北朝鮮で今月拘束されたことが明らかになった日本人男性は、スパイ容疑が適用されれば拘束が長期化し、外交交渉の取引材料にされる可能性も取りざたされている。男性は同国西部の軍港都市・南浦(ナンポ)で軍事施設や艦船を撮影した疑いをかけられたとの情報も。なぜ、拘束されたのか。調べてみると、北朝鮮ならではのタブーがあった。

 消息筋によると、男性は滋賀県出身で都内在住の自称映像クリエーター(39)。

 欧州系の旅行会社が主催するツアーに参加し、10日に南浦で拘束された。本来は13日に出国する予定が、現在も消息が不明のままとなっている。

「男性はブログやツイッターのアカウントを持っていたが、書き込みやフォロー先をいくら探っても北朝鮮マニアとは一切接触がない。時々ある朝鮮関係のイベントでも、見かけない顔だ」(北朝鮮ウオッチャー)

 だが、英語力が必須の欧州系旅行会社を使うのは日本人では珍しく、過去にも訪朝歴があるとの情報からも「北朝鮮に秘めた思いを抱く隠れマニアかもしれない」(同)という。

 南浦市は平壌から半日ほどの旅程で往復できるため、以前から観光地としてメジャーな場所という。日本の北朝鮮研究者は「南浦まで片側4車線の『青年英雄道路』という、北が自慢の高速道路を走る。この道路周辺に危険な施設がある」と警鐘を鳴らす。

 先月末、米紙ワシントン・ポストが平壌郊外の施設で「液体燃料を使った大陸間弾道ミサイル(ICBM)の開発を続けている形跡がある」と報道。
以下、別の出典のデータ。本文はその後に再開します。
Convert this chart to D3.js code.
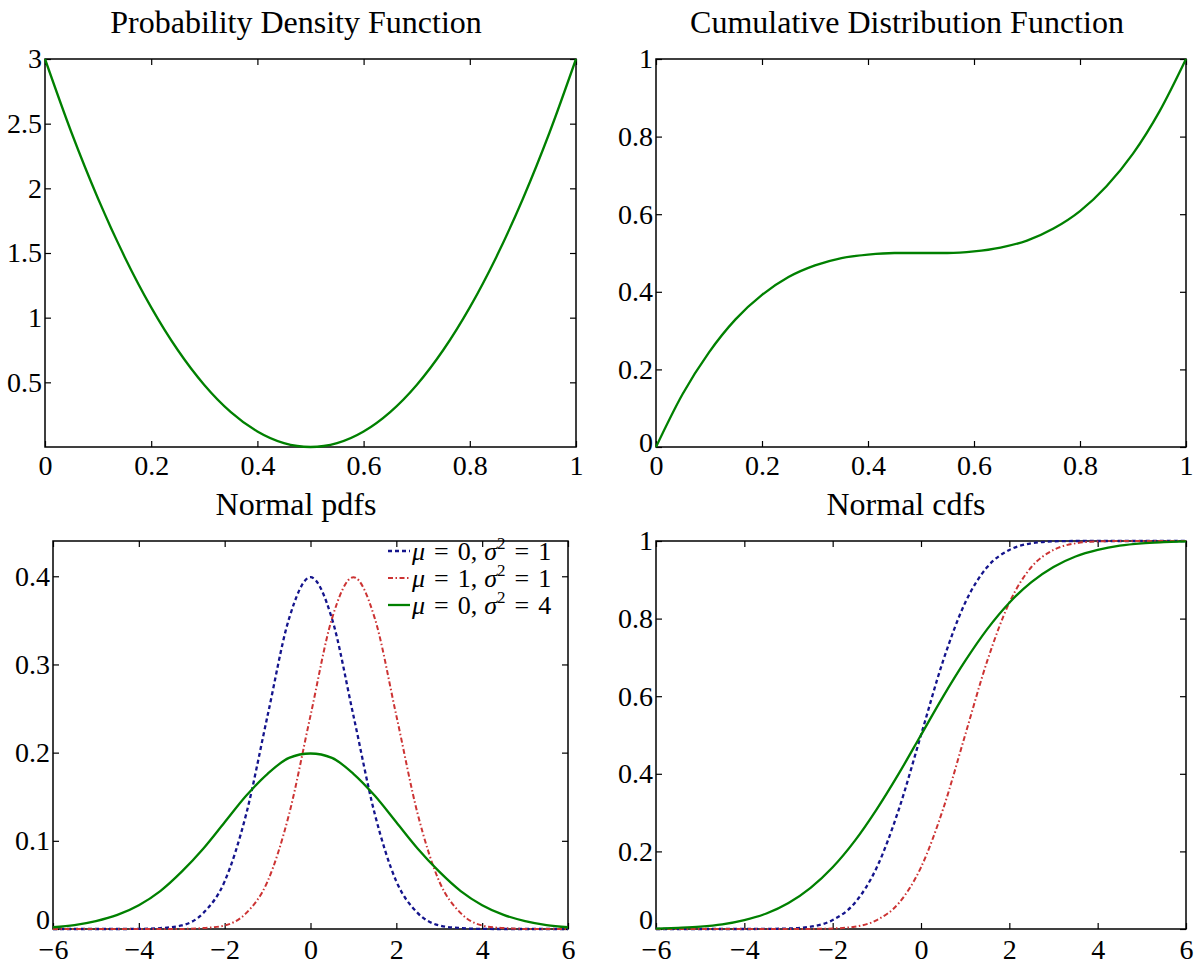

6月の米朝共同声明を揺るがす疑惑の施設は、衛星写真から見ると高速のインターからすぐの場所にあり、カメラで何げなく車窓を写すと入ってしまう。

 また「南浦閘門(こうもん)が最大の見どころで、見晴らしのいい丘に小さい展示施設と展望台がある。そこで『入らないでください』と言われた場所があった」とは首都圏に住み、かつて南浦を観光した経験がある30代の男性だ。

「展示施設の中は写真撮影がNG。外の展望台からは閘門と貨物船の写真を絡めて撮ってもおとがめなしでしたが、コンクリートの土台が広がる中で、正方形の大理石が4枚はめ込まれた一角があり、そこだけは係員の女性に注意された」

 不思議に思った男性が日本語ガイドに理由を聞くと「偉大なる金正日総書記が現地指導で立たれた場所だから」と耳打ちされたという。男性は「少しヒヤリとした。看板や柵もないので、気付かず入ってしまいそうだ」と証言する。

 前出の研究者は「“聖域”に入っただけで拘束まではしないだろう。ただし、そこでつばを吐いたり、ごみを捨てたらダメ。『禁止』と言われたのに港内で船の写真を撮影したのがまずかったのかもしれない」と、北朝鮮側の言い分がどうなるかに関心を寄せている。